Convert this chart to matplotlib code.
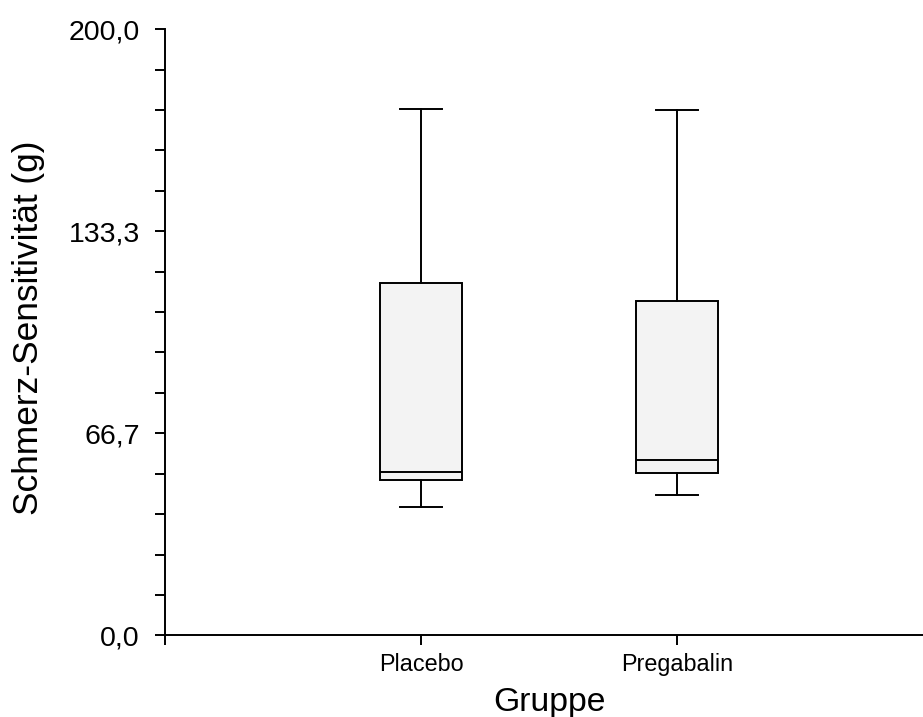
import numpy as np
import matplotlib
matplotlib.use("Agg")
import matplotlib.pyplot as plt

plt.rcParams['font.family'] = ['Liberation Sans', 'DejaVu Sans']

############################################################ DATA
gruppen = ['Placebo', 'Pregabalin']
whisker_low = [42.4, 46.3]
q1 = [51.2, 53.6]
median = [53.8, 57.9]
q3 = [116.4, 110.2]
whisker_high = [173.8, 173.5]

ytick_vals = [0.0, 200.0/3, 400.0/3, 200.0]
ytick_labels = ['0,0', '66,7', '133,3', '200,0']

############################################################ PLOT
fig = plt.figure(figsize=(9.23, 7.17), dpi=100)
ax = fig.add_axes([165/923, 1 - 635.3/717, 758/923, (635.3 - 29.3)/717])

stats = []
for i in range(len(gruppen)):
    stats.append({'label': gruppen[i], 'whislo': whisker_low[i], 'q1': q1[i],
                  'med': median[i], 'q3': q3[i], 'whishi': whisker_high[i],
                  'fliers': []})

lw = 1.4
ax.bxp(stats, positions=[1, 2], widths=0.32, patch_artist=True, showfliers=False,
       boxprops=dict(facecolor='#f3f3f3', edgecolor='black', linewidth=lw),
       medianprops=dict(color='black', linewidth=lw),
       whiskerprops=dict(color='black', linewidth=lw),
       capprops=dict(color='black', linewidth=lw),
       capwidths=0.164)

ax.set_xlim(0, 2.96)
ax.set_ylim(0, 200)
ax.spines['top'].set_visible(False)
ax.spines['right'].set_visible(False)
ax.spines['left'].set_linewidth(lw)
ax.spines['bottom'].set_linewidth(lw)

ax.set_xticks([0, 1, 2])
ax.set_xticklabels([''] + gruppen, fontsize=16.8)
ax.set_yticks(ytick_vals)
ax.set_yticklabels(ytick_labels, fontsize=20.5)
ax.set_yticks(np.arange(0, 201, 200/15), minor=True)
ax.tick_params(axis='y', which='both', length=7.2, width=lw, pad=11)
ax.tick_params(axis='x', which='major', length=7, width=lw, pad=6)

ax.set_xlabel('Gruppe', fontsize=24.3)
ax.set_ylabel('Schmerz-Sensitivität (g)', fontsize=25.4)
ax.xaxis.set_label_coords(0.507, -0.085)
ax.yaxis.set_label_coords(-0.158, 0.508)

fig.savefig('out.png', dpi=100)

• • • •

# Exercise:
Without any pictures, reproduce the lines from the first one in the material through the line that has "plt.rcParams['font.family'] = ['Liberation", exactly as they appear.

# Answer in full:
Convert this chart to matplotlib code.
import numpy as np
import matplotlib
matplotlib.use("Agg")
import matplotlib.pyplot as plt

plt.rcParams['font.family'] = ['Liberation Sans', 'DejaVu Sans']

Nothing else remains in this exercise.